Unibail-Rodamco-Westfield: A cap raise, new strategy, the situation has changed
Russell Katz, October 19, 2020
19 October 2020
A lot has changed for URW since our first publication on 18 August. The stock had fallen 19.7% prior to Friday, 16 October 2020’s market open due to shareholders rejecting management’s massive dilution and balance sheet revamp plan. In fact, after a group of shareholders, representing 4.1% ownership in URW, released a different plan of action the market responded by driving URW’s share price up approximately 12.1% on 16 October 2020. However, management has already met and released a statement strongly opposing the plan put forward by this shareholder group and the truth is, 4.1% is just not a large enough block of shares to force management to back down. For this group’s plan to be pushed past management, we believe shareholders representing at least double this block’s equity stake would be required to join forces with them publicly. Therefore, the question must be asked, if management’s plan is enacted, and the massive dilution does occur, do we keep our four star rating?
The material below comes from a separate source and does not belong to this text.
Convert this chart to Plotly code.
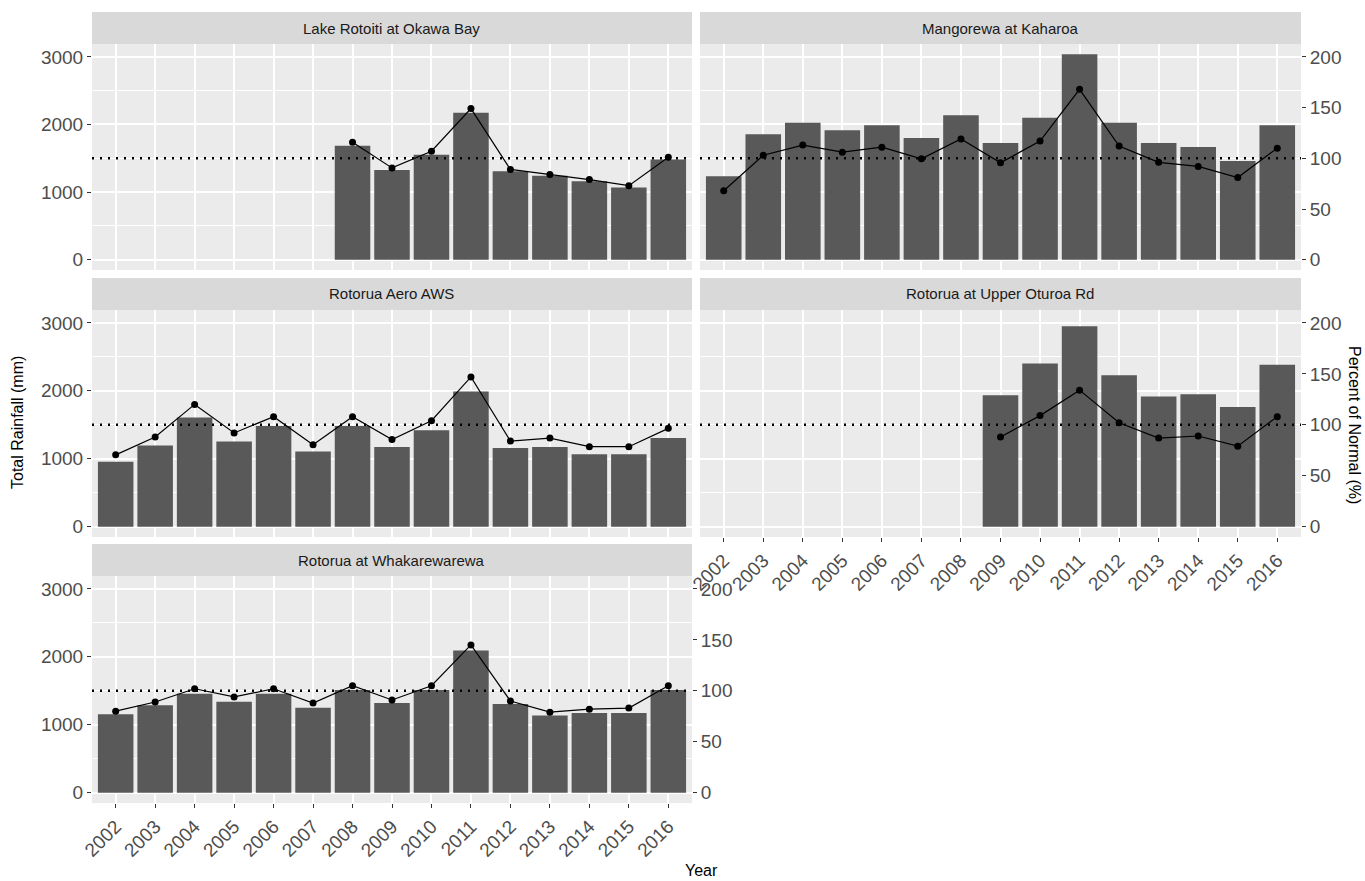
import plotly.graph_objects as go

# rainfall data
years = list(range(2002, 2017))

rotoiti_mm = [None] * 6 + [1687, 1328, 1554, 2174, 1308, 1240, 1161, 1068, 1481]
rotoiti_pct = [None] * 6 + [115.7, 90.5, 107, 149, 89, 84, 79, 73, 101]

mangorewa_mm = [1235, 1855, 2027, 1913, 1987, 1800, 2135, 1726, 2100, 3040, 2027, 1726, 1668, 1461, 1987]
mangorewa_pct = [68, 103, 113, 106, 111, 99.5, 119, 95.5, 117, 168, 112, 96, 92, 81, 110]

aero_mm = [957, 1194, 1609, 1254, 1481, 1105, 1481, 1174, 1421, 1989, 1160, 1174, 1066, 1066, 1307]
aero_pct = [70.5, 88, 120, 92, 108, 80.5, 108, 85.5, 104, 147, 84, 87, 78.5, 78.5, 96.5]

oturoa_mm = [None] * 7 + [1934, 2404, 2951, 2231, 1915, 1949, 1762, 2384]
oturoa_pct = [None] * 7 + [88, 109, 134, 102, 87, 89, 79, 108]

whaka_mm = [1153, 1286, 1458, 1340, 1458, 1251, 1512, 1320, 1512, 2094, 1305, 1138, 1172, 1172, 1512]
whaka_pct = [80, 89, 102, 94, 102, 88, 105, 91, 105, 145, 90, 79, 82, 83, 105]

sites = ["Lake Rotoiti at Okawa Bay", "Mangorewa at Kaharoa", "Rotorua Aero AWS",
         "Rotorua at Upper Oturoa Rd", "Rotorua at Whakarewarewa"]
site_mm = [rotoiti_mm, mangorewa_mm, aero_mm, oturoa_mm, whaka_mm]
site_pct = [rotoiti_pct, mangorewa_pct, aero_pct, oturoa_pct, whaka_pct]
normal_pct = 100
mm_per_pct = 15

W, H = 1365, 881
col_px = [(92, 692), (700, 1301)]
row_px = [(44, 270), (310, 537), (576, 803)]
strip_h = 32
y_rng = [-152, 3190]
y2_rng = [v / mm_per_pct for v in y_rng]

TICK = dict(family="Liberation Sans, Arial", size=19, color="#4D4D4D")

fig = go.Figure()
layout = {}
shapes = []
annotations = []

for i, name in enumerate(sites):
    r, c = divmod(i, 2)
    xa = f"x{i + 1}" if i else "x"
    ya = f"y{2 * i + 1}" if i else "y"
    ya2 = f"y{2 * i + 2}"
    xkey = f"xaxis{i + 1}" if i else "xaxis"
    ykey = f"yaxis{2 * i + 1}" if i else "yaxis"
    y2key = f"yaxis{2 * i + 2}"

    x0, x1 = col_px[c][0] / W, col_px[c][1] / W
    top, bot = row_px[r]
    yd = [1 - bot / H, 1 - top / H]

    bottom_panel = (i == 4) or (i == 3)
    right_axis = (c == 1) or (i == 4)

    fig.add_trace(go.Bar(x=years, y=site_mm[i], width=0.9, marker=dict(color="#595959", line_width=0),
                         xaxis=xa, yaxis=ya, showlegend=False))
    fig.add_trace(go.Scatter(x=years, y=site_pct[i], mode="lines+markers",
                             line=dict(color="black", width=1.2), marker=dict(color="black", size=7),
                             connectgaps=False, xaxis=xa, yaxis=ya2, showlegend=False))

    layout[xkey] = dict(domain=[x0, x1], anchor=ya, range=[2001.4, 2016.6], automargin=False,
                        tickvals=years, ticktext=[str(y) for y in years],
                        showticklabels=bottom_panel, ticks="outside" if bottom_panel else "",
                        ticklen=4, tickcolor="#333333", tickangle=-45, tickfont=TICK,
                        showgrid=True, gridcolor="white", gridwidth=1.5, zeroline=False,
                        showline=False, fixedrange=True)
    layout[ykey] = dict(domain=yd, anchor=xa, range=y_rng, tickvals=[0, 1000, 2000, 3000],
                        automargin=False,
                        showticklabels=(c == 0), ticks="outside" if c == 0 else "",
                        ticklen=4, tickcolor="#333333", tickfont=TICK,
                        showgrid=True, gridcolor="white", gridwidth=1.5,
                        minor=dict(tickvals=[500, 1500, 2500], showgrid=True, gridcolor="white", gridwidth=0.7),
                        zeroline=False, showline=False)
    layout[y2key] = dict(overlaying=ya, anchor=xa, side="right", range=y2_rng, automargin=False,
                         tickvals=[0, 50, 100, 150, 200], showgrid=False, zeroline=False,
                         showticklabels=right_axis, ticks="outside" if right_axis else "",
                         ticklen=4, tickcolor="#333333", tickfont=TICK)

    shapes.append(dict(type="line", xref=f"{xa} domain", yref=ya2, x0=0, x1=1,
                       y0=normal_pct, y1=normal_pct, layer="above",
                       line=dict(color="black", width=2.5, dash="2px,6px")))
    shapes.append(dict(type="rect", xref="paper", yref="paper", x0=x0, x1=x1,
                       y0=1 - top / H, y1=1 - (top - strip_h) / H,
                       fillcolor="#D9D9D9", line_width=0, layer="below"))
    annotations.append(dict(x=(x0 + x1) / 2, y=1 - (top - strip_h / 2) / H, xref="paper", yref="paper",
                            text=name, showarrow=False, xanchor="center", yanchor="middle",
                            font=dict(family="Liberation Sans, Arial", size=15, color="#1A1A1A")))

TITLE = dict(family="Liberation Sans, Arial", size=16, color="black")
annotations += [
    dict(x=18 / W, y=1 - 423 / H, xref="paper", yref="paper", text="Total Rainfall (mm)",
         textangle=-90, showarrow=False, font=TITLE, xanchor="center", yanchor="middle"),
    dict(x=1355 / W, y=1 - 425 / H, xref="paper", yref="paper", text="Percent of Normal (%)",
         textangle=90, showarrow=False, font=TITLE, xanchor="center", yanchor="middle"),
    dict(x=702 / W, y=1 - 870 / H, xref="paper", yref="paper", text="Year",
         showarrow=False, font=TITLE, xanchor="center", yanchor="middle"),
]

fig.update_layout(
    width=W, height=H,
    margin=dict(l=0, r=0, t=0, b=0, autoexpand=False),
    paper_bgcolor="white", plot_bgcolor="#EBEBEB",
    bargap=0.1, barmode="overlay",
    shapes=shapes, annotations=annotations,
    **layout,
)

# the page's default body margin would shift the figure by 8px
fig.write_html("out.html", config={"displayModeBar": False},
               post_script="document.body.style.margin='0px';document.body.style.overflow='hidden';")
The answer to that is yes, and here’s why. First of all, the full amount of the capital raisings and asset sales will be used to pay down URW’s €7.8bn debt maturing in 2HY22. This would reduce URW’s total debt by well over half and leave the company in an extremely strong financial position. Second of all, based on the current share price, even after the dilution, the company would still be trading at an unreasonable discount to its asset value.
A €3.5bn capital raise, assuming a 30% discount to 16 October 2020’s closing price, would mean the issuing of around 121,300,340 new shares; a dilution of about 46.7%. As of 30 June 2020, EPRA Net Reinstatement Value (NRV) was around €27.3bn. Subtracting the €4bn worth of assets to be sold gives us a per share value, after dilution, of approximately €89.6, or €4.5 per CDI (20-1 CDI ratio). Using the Euro / Australian Dollar exchange rate as of 16 October 2020, that comes to a EPRA NRV of about $7.44 per CDI; 122.8% higher than 16 October 2020’s close.
The truth is, no matter whose plan is followed, we believe URW is still heavily undervalued.